The big adventures of 2005 started a little later than in 2004. It took me until the middle of January to emerge from the depression caused by reading all those Christmas letters we received. But we quickly made up for lost time. Wifey thought the best way to wrench me from my funk was to take me on a deep sea fishing expatiation in the tradition of Ernest Hemingway. We flew first class into Miami and the flight was fantastic. While the kids napped, Wifey and I took the opportunity to re-new our membership in the “Mile High Club”. Like I said the flight was fantastic.
Upon arriving in Miami we realized we were both far to loaded to drive so we chartered a limo to take us to Key West. The kids thought the limo was really cool. It had a TV for each of them so they were able to watch their favourite shows while we made our way to the resort. The ride was very nice for Wifey and I as well as the limo was well stocked with champagne.

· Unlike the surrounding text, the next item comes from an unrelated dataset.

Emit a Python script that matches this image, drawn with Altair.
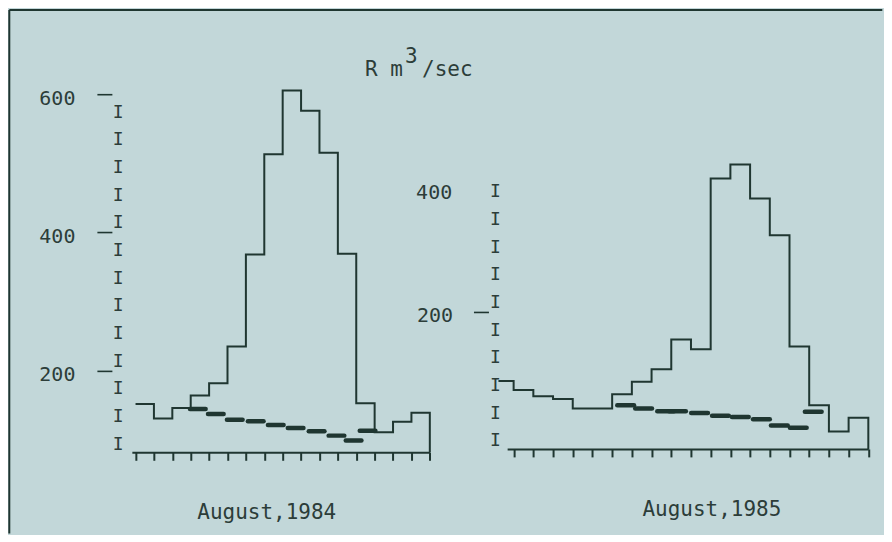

After a few days of lying in the sun, eating and drinking like royalty, I finally worked up the ambition to charter a boat to take me fishing. I was back, completely renewed and out of my funk. The next day the boy and I made our way out on the Gulfstream for a man’s adventure of a lifetime. We set out early and made for the 90 miles between the Keys and Cuba, where the big fish are known to be. I wasn’t after dinner. I was after the chance to wrestle with a Marlin, sailfish, tuna or wahoo. I was after a legend, a god of the sea.
The boy was the first to get a hit. A 42 pound Tarpon and a hell of a fighter. The fish was leaping about 10 feet out of the water. It was amazing to watch. No sooner had the boy landed the fish when I had my first strike, a 28 pound mahi-mahi. Not a bad little fighter, but not what I was after. The boy landed another Tarpon and a Snapper that weighted in at 39 pounds. Then I got the big strike, a 193-pound swordfish. It took three and a half hours in the fightin’ chair to land the spectacular fish. At times I thought the fish was going to win the epic battle, other times I thought she had given in to her fate only to be amazed by yet another burst of life. When the battle finally ended and we had our pictures, we let the fish back into the sea.
We ended the trip back at the marina by cooking up the mahi-mahi in a smoked lemon and honey marinade. Delicious!
The last few days of our trip was spend back at the resort relaxing and enjoying a little family time and trying to decide what to do next. My vote was for Northern Spain after the kids had finished school. We could be there just in time for the Festival in Pamplona and the Running of the Bulls.